• Task description
Retype exactly the lines from the first one through the line with "12.0, 9.5, 6.6, 3.9, 1.5, 0.35, 0, 0, 0]", including both ends; skip any pictures.

%%

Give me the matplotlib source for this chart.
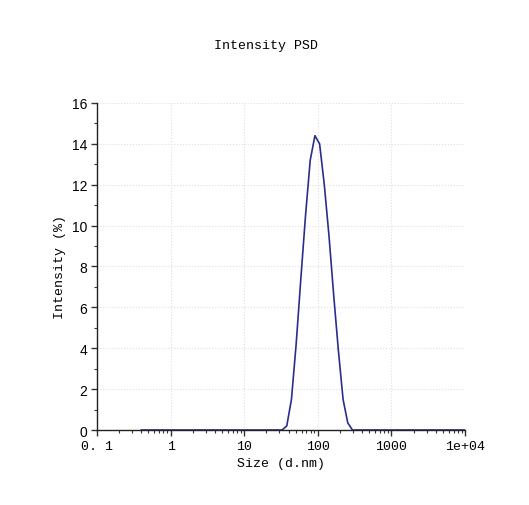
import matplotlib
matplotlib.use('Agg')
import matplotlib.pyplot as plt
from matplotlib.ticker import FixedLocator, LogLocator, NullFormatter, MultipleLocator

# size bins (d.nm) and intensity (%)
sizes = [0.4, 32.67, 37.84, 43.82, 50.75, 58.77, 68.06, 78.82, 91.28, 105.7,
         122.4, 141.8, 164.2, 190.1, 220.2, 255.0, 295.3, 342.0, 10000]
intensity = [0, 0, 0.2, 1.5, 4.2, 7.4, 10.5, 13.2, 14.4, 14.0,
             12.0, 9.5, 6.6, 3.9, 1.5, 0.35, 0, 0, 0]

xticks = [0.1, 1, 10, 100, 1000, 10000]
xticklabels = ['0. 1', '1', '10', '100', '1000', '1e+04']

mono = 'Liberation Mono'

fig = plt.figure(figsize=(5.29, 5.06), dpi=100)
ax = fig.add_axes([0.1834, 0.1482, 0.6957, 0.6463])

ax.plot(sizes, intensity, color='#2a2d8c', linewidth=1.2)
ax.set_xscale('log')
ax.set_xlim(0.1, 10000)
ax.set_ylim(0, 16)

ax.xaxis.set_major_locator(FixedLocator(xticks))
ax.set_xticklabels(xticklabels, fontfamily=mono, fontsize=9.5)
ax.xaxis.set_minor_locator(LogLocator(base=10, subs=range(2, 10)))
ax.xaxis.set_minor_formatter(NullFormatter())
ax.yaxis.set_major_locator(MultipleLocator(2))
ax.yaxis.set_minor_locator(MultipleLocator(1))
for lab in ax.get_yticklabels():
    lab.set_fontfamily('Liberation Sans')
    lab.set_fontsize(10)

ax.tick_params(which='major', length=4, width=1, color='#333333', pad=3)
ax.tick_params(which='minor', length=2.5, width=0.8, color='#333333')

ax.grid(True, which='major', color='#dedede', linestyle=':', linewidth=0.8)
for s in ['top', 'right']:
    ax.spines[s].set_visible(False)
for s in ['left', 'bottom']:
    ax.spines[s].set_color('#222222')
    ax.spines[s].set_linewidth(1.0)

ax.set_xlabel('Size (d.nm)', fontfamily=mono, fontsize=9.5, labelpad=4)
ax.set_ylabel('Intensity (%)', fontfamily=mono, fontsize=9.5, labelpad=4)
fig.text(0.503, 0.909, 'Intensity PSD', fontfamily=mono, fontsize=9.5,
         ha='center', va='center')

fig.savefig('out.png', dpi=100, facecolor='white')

%%

• Written response
Give me the matplotlib source for this chart.
import matplotlib
matplotlib.use('Agg')
import matplotlib.pyplot as plt
from matplotlib.ticker import FixedLocator, LogLocator, NullFormatter, MultipleLocator

# size bins (d.nm) and intensity (%)
sizes = [0.4, 32.67, 37.84, 43.82, 50.75, 58.77, 68.06, 78.82, 91.28, 105.7,
         122.4, 141.8, 164.2, 190.1, 220.2, 255.0, 295.3, 342.0, 10000]
intensity = [0, 0, 0.2, 1.5, 4.2, 7.4, 10.5, 13.2, 14.4, 14.0,
             12.0, 9.5, 6.6, 3.9, 1.5, 0.35, 0, 0, 0]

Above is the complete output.